Une Église ne naît pas du concile. Elle se ressaisie plutôt. Elle se relève certainement. Elle mobilise ses forces pour affronter la crise qui l’affecte. Le protestantisme n’est ni sa cible ni son véritable ennemi. Elle cherche avant tout à combattre les doutes et les hésitations, les abus et les négligences, les abandons dans le domaine tant dogmatique que disciplinaire. Elle cherche donc à s’attaquer aux véritables causes de la crise, c’est-à-dire à l’ignorance, à l’indiscipline, au laisser-aller du clergé. Elle définit clairement et fermement son enseignement sur les sujets qui méritent une plus grande précision. Elle rappelle au clergé ses responsabilités et ses devoirs. Elle lui donne aussi les moyens de s’élever. Elle renforce l’autorité des évêques. Elle réveille en lui le sens de la religion, notamment le sens du sacré. Elle rejette aussi l’influence du monde et des princes dans les affaires de l’Église. Le remède n’est pas révolutionnaire. Il est celui de toute réforme véritablement chrétienne. Elle rappelle le sens de la fidélité à Notre Seigneur Jésus-Christ tout en se dotant de moyens applicables pour l’assumer. Mais, n’oublions pas, « tout fut fait par l’inspiration de Dieu ». Aucune réforme n’est possible sans l’aide de Dieu…




Notes et références
[1] Concilium Tridentinum, IX, 1108, Diarorium, Actorum, Epistolarum, Tractatuum nova collectio, Fribourg, 1901, dans Histoire des conciles œcuméniques, Le Concile de Trente, 1561-1563, Tome XI, chapitre XII.
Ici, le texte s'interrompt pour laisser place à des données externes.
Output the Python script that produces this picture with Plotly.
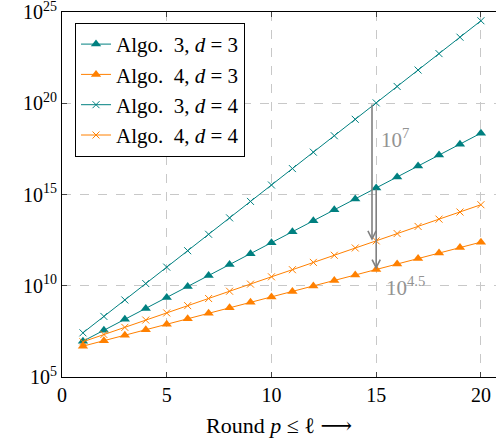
import plotly.graph_objects as go

# ---- data (log10 of the values) ----
rounds = list(range(1, 21))
algo3_d3_exp = [6.96, 7.56, 8.16, 8.76, 9.36, 9.96, 10.56, 11.16, 11.76, 12.36,
                12.96, 13.56, 14.16, 14.76, 15.36, 15.96, 16.56, 17.16, 17.76, 18.36]
algo4_d3_exp = [6.69, 6.99, 7.29, 7.59, 7.89, 8.19, 8.49, 8.79, 9.09, 9.39,
                9.69, 9.99, 10.29, 10.59, 10.89, 11.19, 11.49, 11.79, 12.09, 12.39]
algo3_d4_exp = [7.42, 8.32, 9.22, 10.12, 11.02, 11.92, 12.82, 13.72, 14.62, 15.52,
                16.42, 17.32, 18.22, 19.12, 20.02, 20.92, 21.82, 22.72, 23.62, 24.52]
algo4_d4_exp = [6.93, 7.33, 7.72, 8.12, 8.51, 8.91, 9.30, 9.70, 10.09, 10.49,
                10.88, 11.28, 11.67, 12.07, 12.46, 12.86, 13.25, 13.65, 14.04, 14.44]

x_ticks = [0, 5, 10, 15, 20]
y_tick_exps = [5, 10, 15, 20, 25]
y_tick_text = ["10<sup>%d</sup>" % e for e in y_tick_exps]

series = [
    ("Algo.\u00a0 3, <i>d</i>\u00a0=\u00a03", algo3_d3_exp, "#008080", "triangle-up"),
    ("Algo.\u00a0 4, <i>d</i>\u00a0=\u00a03", algo4_d3_exp, "#ff8000", "triangle-up"),
    ("Algo.\u00a0 3, <i>d</i>\u00a0=\u00a04", algo3_d4_exp, "#008080", "x-thin"),
    ("Algo.\u00a0 4, <i>d</i>\u00a0=\u00a04", algo4_d4_exp, "#ff8000", "x-thin"),
]

FONT = "Liberation Serif, DejaVu Serif, serif"

fig = go.Figure()
for name, exps, col, sym in series:
    vals = [10.0 ** e for e in exps]
    if sym == "x-thin":
        marker = dict(symbol=sym, size=7, color=col, line=dict(width=1, color=col))
    else:
        marker = dict(symbol=sym, size=9, color=col, line=dict(width=0))
    fig.add_trace(go.Scatter(x=rounds, y=vals, name=name, mode="lines+markers",
                             line=dict(color=col, width=1), marker=marker))

# ---- difference arrows at round 15 ----
i15 = rounds.index(15)
arrow_col = "#808080"
arrows = [
    (rounds[i15] - 0.2, algo3_d4_exp[i15], algo4_d4_exp[i15]),
    (rounds[i15], algo3_d3_exp[i15], algo4_d3_exp[i15]),
]
for ax_, top, bottom in arrows:
    fig.add_annotation(x=ax_, y=bottom, ax=ax_, ay=top, xref="x", yref="y",
                       axref="x", ayref="y", text="", showarrow=True,
                       arrowhead=5, arrowsize=1.0, arrowwidth=1.6, arrowcolor=arrow_col,
                       standoff=0, startstandoff=0)
    fig.add_shape(type="line", x0=ax_ - 0.33, x1=ax_ + 0.33, y0=top, y1=top,
                  xref="x", yref="y", line=dict(color=arrow_col, width=1.6))

label_col = "#939393"
fig.add_annotation(x=15.15, y=18.05, xref="x", yref="y", text="10<sup>7</sup>",
                   showarrow=False, xanchor="left", yanchor="middle",
                   font=dict(family=FONT, size=21, color=label_col))
fig.add_annotation(x=15.35, y=9.95, xref="x", yref="y", text="10<sup>4.5</sup>",
                   showarrow=False, xanchor="left", yanchor="middle",
                   font=dict(family=FONT, size=21, color=label_col))

fig.update_layout(
    width=496, height=442,
    margin=dict(l=62, r=0, t=12, b=65, autoexpand=False),
    paper_bgcolor="white", plot_bgcolor="white",
    font=dict(family=FONT, size=19, color="black"),
    showlegend=True,
    legend=dict(x=0.03, y=0.97, xanchor="left", yanchor="top",
                bgcolor="white", bordercolor="black", borderwidth=1,
                font=dict(family=FONT, size=21), tracegroupgap=0),
)
fig.update_xaxes(
    range=[0, 20.72], tickvals=x_ticks, ticktext=[str(t) for t in x_ticks],
    showgrid=True, gridcolor="#c8c8c8", griddash="dash", gridwidth=1,
    showline=True, linecolor="black", linewidth=1, mirror="ticks",
    ticks="inside", ticklen=5, tickcolor="#444444", zeroline=False,
    automargin=False, ticklabeloverflow="allow",
    title=dict(text="Round <i>p</i> ≤ ℓ ⟶", font=dict(family=FONT, size=22), standoff=12),
    tickfont=dict(family=FONT, size=20),
)
fig.update_yaxes(
    type="log", range=[4.9999, 25.0001], tickvals=[10.0 ** e for e in y_tick_exps],
    ticktext=y_tick_text,
    showgrid=True, gridcolor="#c8c8c8", griddash="dash", gridwidth=1,
    showline=True, linecolor="black", linewidth=1, mirror=False,
    ticks="inside", ticklen=5, tickcolor="#444444", zeroline=False,
    automargin=False, ticklabeloverflow="allow",
    tickfont=dict(family=FONT, size=20),
)

fig.write_html("out.html", config={"displayModeBar": False},
               post_script="document.body.style.margin='0';")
[2] Pelotti, dans L’Église de la Renaissance et de la Réforme, Une ère de renouveau : la réforme catholique, chap. II, Fayard, 1955.
[3] C’est-à-dire remettre en vigueur.
[4] Histoire des conciles œcuméniques, Le Concile de Trente, 1561-1563, Tome XI, chapitre XI.
[5] P. Cavallera, La session VI du concile de Trente, dans Bulletin de la littérature ecclésiastique, Toulouse, 1943 dans Histoire des conciles œcuméniques, Latran V et Trente,  Tome X, chapitre III.
[6] Histoire des conciles œcuméniques, Latran V et Trente,  Tome X, chapitre III.